This just goes to show Its happening around the world.
A retired teacher from the Isle of Wight who fell victim to land banking scams has gone public to hit out at the legal system. He says it allowed tricksters to keep more than half a million pounds he lost as a result of investing in plots of land, believing salesmen’s claims that sites were ripe for development.
Philip Fryer, 70, bought land at Cheshunt in Hertfordshire, marketed by Complete Building Systems Limited, which also sold plots in Norwich and King’s Lynn.
The company was wound up in the High Court last December, with Insolvency Service investigator Chris Mayhew condemning it as a ‘rogue’ business.
He said: ‘Some investors were falsely told that unless they bought more plots, their existing plots would not be developed and would become recreational plots such as flower beds.’ They would then face bills for maintenance.
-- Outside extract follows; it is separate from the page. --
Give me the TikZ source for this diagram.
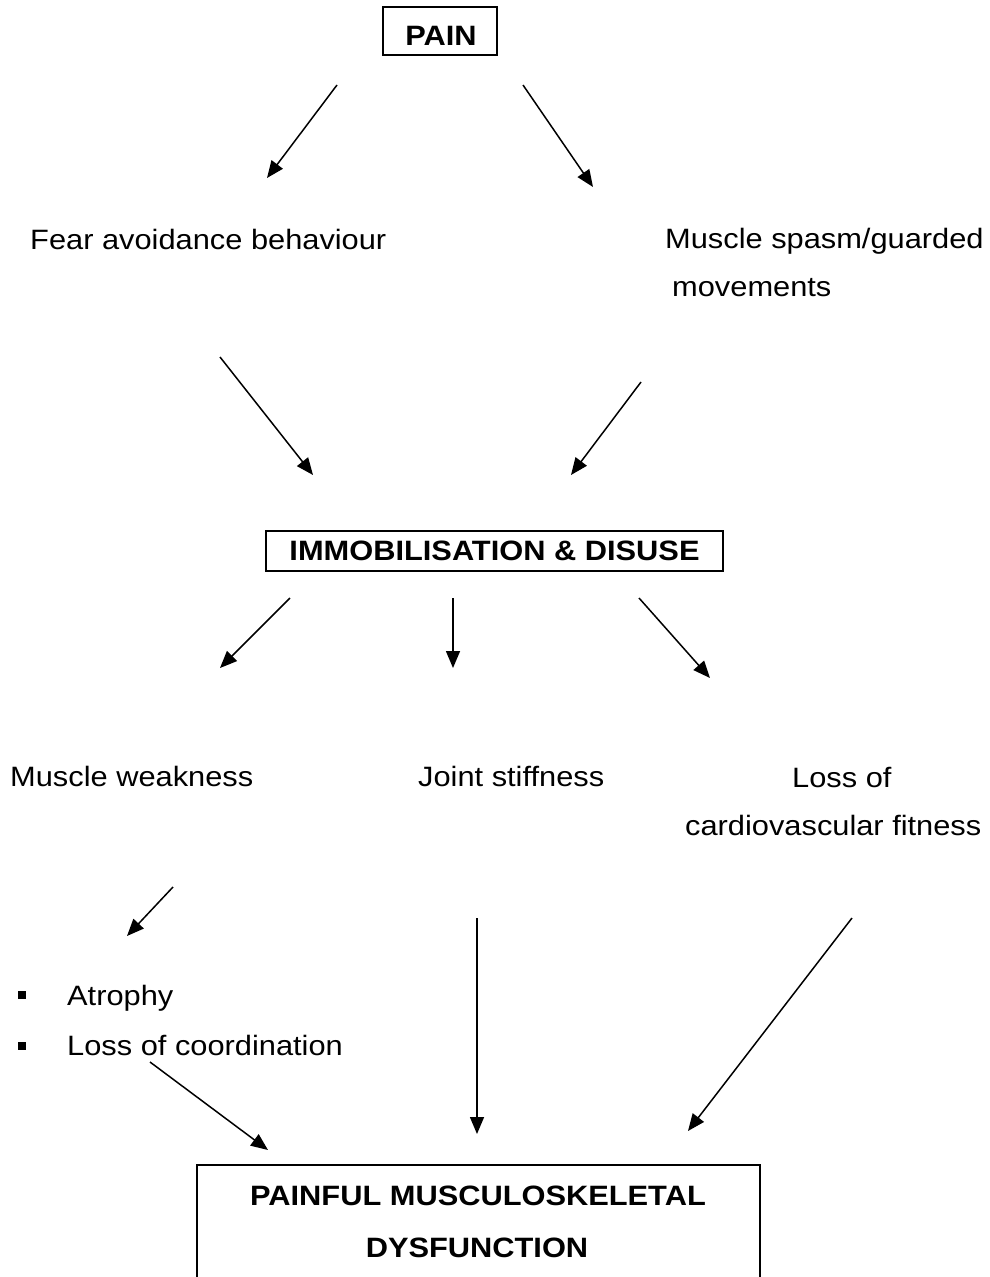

But by then, Fryer had already been approached by salesmen from a second company, Gilbert Webb Estates Limited.
It lied about being regulated by the Financial Conduct Authority and told investors they could expect short-term gains of up to 400 per cent. It has also been wound up after a High Court hearing.
The judge Mr Registrar Baister said: ‘There was no genuine prospect of developing the land.’ Mayhew, of the Insolvency Service, added: ‘This was a bare-faced scam on pensioners who have lost out financially and otherwise, unlike those behind the company who peddled near worthless plots of land to the public for investment.’
The Insolvency Service has now won two more court cases, after tracing the land deals back to a pair of Liverpool-based companies, JDG Properties and Tithebarn Trading. The first firm was the actual owner of the land sold by Gilbert Webb Estates, while the second firm encouraged sales by appearing to be an interested property developer.
Both companies were run by Merseyside businessman Jon Farley Elster, who admitted in court that getting planning consent for the Cheshunt land would be like ‘winning the lottery’.
Ordering both his businesses to be shut down, the judge Ms Registrar Barber condemned some of Elster’s evidence as ‘frankly incredible’, adding that he was ‘playing a part in a dishonest scheme which made a short-term gain for him and his companies at the expense of the public’.
One man deeply involved in the scams, Carl Ballard, has been banned from acting as a company director for the next 14 years. Although evidence of fraudulent claims was given in court, the Insolvency Service has no power to prosecute or to order compensation payments.
The Mail on Sunday reported last week that the private firm running the Action Fraud hotline for the Government had collapsed, leaving only a few staff to man telephones and its website. Local police around the country frequently refuse to accept fraud complaints, referring victims to Action Fraud instead.
Fryer is left feeling a frustrated victim facing massive losses. He said: ‘Action Fraud is a joke. It should be called Inertia Fraud.’
After he gave the police a wealth of records, correspondence and bank details about the scams, nothing was done.
‘They could have so easily gone in there and cleaned it up, and possibly got hold of some of our money before it was laundered or sent abroad. There are seven or eight of us [victims] involved in this. It’s probably about £1.5 million or £2 million that’s been stolen from us.
‘I suppose that because of a lack of funding, only a very small proportion of cases are followed up.’